Plaintiff's allegations clearly fail to implicate either of the exceptions to judicial immunity. There is no doubt that Defendants Kelly and Davis were acting within their jurisdiction in denying Plaintiff's claims for state habeas corpus relief. Accordingly, they are absolutely immune from liability.
Conclusion
Having conducted the review now required by the Prison Litigation Reform Act, the court determines that Plaintiff's action fails to state a claim and will therefore be dismissed pursuant to 28 U.S.C. §§ 1915(e)(2), 1915A(b); 42 U.S.C. § 1997e(c).
The court must next decide whether an appeal of this action would be in good faith within the meaning of 28 U.S.C. § 1915(a)(3).
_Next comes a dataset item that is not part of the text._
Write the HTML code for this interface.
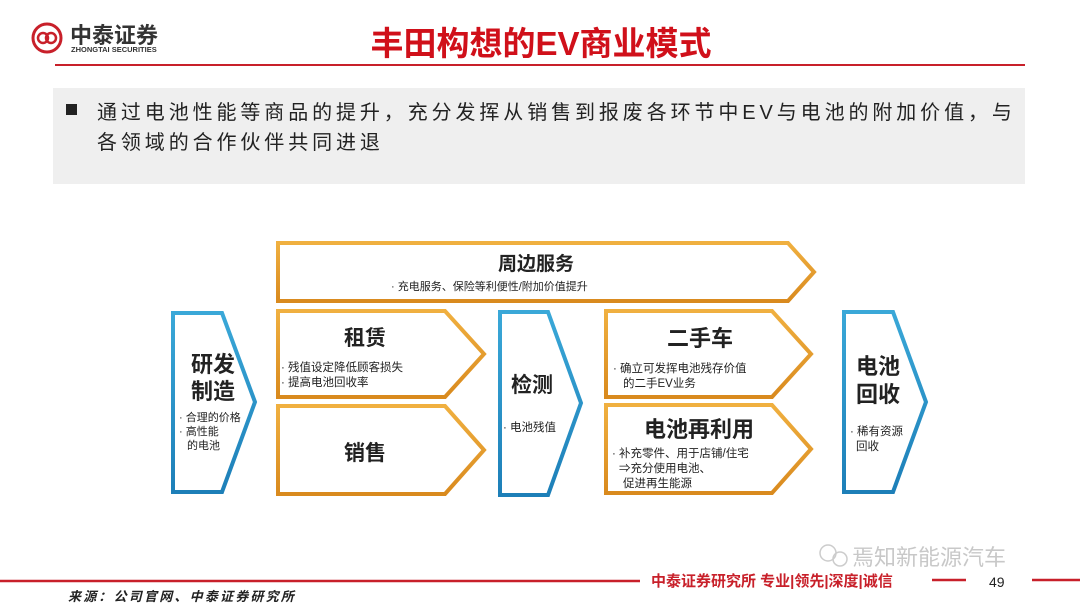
<!DOCTYPE html>
<html><head><meta charset="utf-8"><style>
body{margin:0;background:#fff;}
svg{display:block;font-family:"Liberation Sans","Noto Sans CJK SC",sans-serif;}
</style></head><body>
<svg width="1080" height="608" viewBox="0 0 1080 608" xmlns="http://www.w3.org/2000/svg">
<defs>
<linearGradient id="og" x1="0" y1="0" x2="0" y2="1"><stop offset="0" stop-color="#f0b040"/><stop offset="1" stop-color="#d98a1e"/></linearGradient>
<linearGradient id="bg" x1="0" y1="0" x2="0" y2="1"><stop offset="0" stop-color="#3aa8d8"/><stop offset="1" stop-color="#1d7fb8"/></linearGradient>
</defs>
<!-- header -->
<circle cx="47" cy="38" r="14" fill="none" stroke="#c8202a" stroke-width="3"/>
<circle cx="43" cy="38" r="5" fill="none" stroke="#c8202a" stroke-width="2.5"/>
<circle cx="51" cy="38" r="5" fill="none" stroke="#c8202a" stroke-width="2.5"/>
<text x="70" y="43" font-size="22" font-weight="bold" fill="#333">中泰证券</text>
<text x="71" y="52" font-size="7.5" font-weight="bold" fill="#333">ZHONGTAI SECURITIES</text>
<text x="541" y="55" font-size="33" font-weight="bold" fill="#d0101a" text-anchor="middle">丰田构想的EV商业模式</text>
<line x1="55" y1="65" x2="1025" y2="65" stroke="#c8202a" stroke-width="2"/>
<!-- gray box -->
<rect x="53" y="88" width="972" height="96" fill="#efefef"/>
<rect x="66" y="104" width="11" height="11" fill="#222"/>
<text x="97" y="119" font-size="20" fill="#222" letter-spacing="3.9">通过电池性能等商品的提升，充分发挥从销售到报废各环节中EV与电池的附加价值，与</text>
<text x="97" y="149" font-size="20" fill="#222" letter-spacing="3.9">各领域的合作伙伴共同进退</text>
<!-- shapes -->
<g fill="#fff" stroke-width="4" stroke-linejoin="miter">
<polygon points="278,243 788,243 814,272 788,301 278,301" stroke="url(#og)"/>
<polygon points="173,313 222,313 255,402 222,492 173,492" stroke="url(#bg)"/>
<polygon points="278,311 445,311 484,354 445,397 278,397" stroke="url(#og)"/>
<polygon points="278,406 445,406 484,450 445,494 278,494" stroke="url(#og)"/>
<polygon points="500,312 548,312 581,403 548,495 500,495" stroke="url(#bg)"/>
<polygon points="606,311 772,311 811,354 772,397 606,397" stroke="url(#og)"/>
<polygon points="606,405 772,405 811,449 772,493 606,493" stroke="url(#og)"/>
<polygon points="844,312 893,312 926,402 893,492 844,492" stroke="url(#bg)"/>
</g>
<g fill="#222">
<text x="536" y="270" font-size="19" font-weight="bold" text-anchor="middle">周边服务</text>
<text x="391" y="290" font-size="11">· 充电服务、保险等利便性/附加价值提升</text>
<text x="213" y="372" font-size="22" font-weight="bold" text-anchor="middle">研发</text>
<text x="213" y="399" font-size="22" font-weight="bold" text-anchor="middle">制造</text>
<text x="179" y="421" font-size="11">· 合理的价格</text>
<text x="179" y="435" font-size="11">· 高性能</text>
<text x="187" y="449" font-size="11">的电池</text>
<text x="365" y="345" font-size="21" font-weight="bold" text-anchor="middle">租赁</text>
<text x="281" y="371" font-size="11.5">· 残值设定降低顾客损失</text>
<text x="281" y="386" font-size="11.5">· 提高电池回收率</text>
<text x="365" y="460" font-size="21" font-weight="bold" text-anchor="middle">销售</text>
<text x="532" y="392" font-size="21" font-weight="bold" text-anchor="middle">检测</text>
<text x="503" y="431" font-size="11.5">· 电池残值</text>
<text x="700" y="346" font-size="22" font-weight="bold" text-anchor="middle">二手车</text>
<text x="613" y="372" font-size="11.5">· 确立可发挥电池残存价值</text>
<text x="623" y="387" font-size="11.5">的二手EV业务</text>
<text x="699" y="437" font-size="22" font-weight="bold" text-anchor="middle">电池再利用</text>
<text x="612" y="457" font-size="11.5">· 补充零件、用于店铺/住宅</text>
<text x="619" y="472" font-size="11.5">⇒充分使用电池、</text>
<text x="623" y="487" font-size="11.5">促进再生能源</text>
<text x="878" y="374" font-size="22" font-weight="bold" text-anchor="middle">电池</text>
<text x="878" y="402" font-size="22" font-weight="bold" text-anchor="middle">回收</text>
<text x="850" y="435" font-size="11.5">· 稀有资源</text>
<text x="856" y="450" font-size="11.5">回收</text>
</g>
<!-- footer -->
<text x="852" y="565" font-size="22" fill="#c8c8c8">焉知新能源汽车</text>
<circle cx="828" cy="553" r="8" fill="none" stroke="#ccc" stroke-width="1.5"/>
<circle cx="840" cy="559" r="7" fill="none" stroke="#ccc" stroke-width="1.5"/>
<line x1="0" y1="581" x2="640" y2="581" stroke="#c8202a" stroke-width="2.5"/>
<text x="651" y="586" font-size="15" font-weight="bold" fill="#c8202a">中泰证券研究所 专业|领先|深度|诚信</text>
<line x1="932" y1="580" x2="966" y2="580" stroke="#c8202a" stroke-width="2.5"/>
<text x="989" y="587" font-size="14" fill="#222">49</text>
<line x1="1032" y1="580" x2="1080" y2="580" stroke="#c8202a" stroke-width="2.5"/>
<text x="68" y="601" font-size="13" font-style="italic" font-weight="bold" fill="#222" letter-spacing="2.2">来源：公司官网、中泰证券研究所</text>
</svg>
</body></html>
See McGore v. Wrigglesworth, 114 F.3d 601, 611 (6th Cir. 1997). For the same reasons that the court dismisses the action, the court discerns no good-faith basis for an appeal. Should Plaintiff appeal this decision, the court will assess the appellate filing fee pursuant to § 1915(b)(1), see McGore, 114 F.3d at 610-11, unless Plaintiff is barred from proceeding in forma pauperis, e.g., by the "three-strikes" rule of § 1915(g). If he is barred, he will be required to pay the appellate filing fee in one lump sum.
This dismissal counts as a strike for purposes of 28 U.S.C. § 1915(g).
A judgment consistent with this opinion will be entered.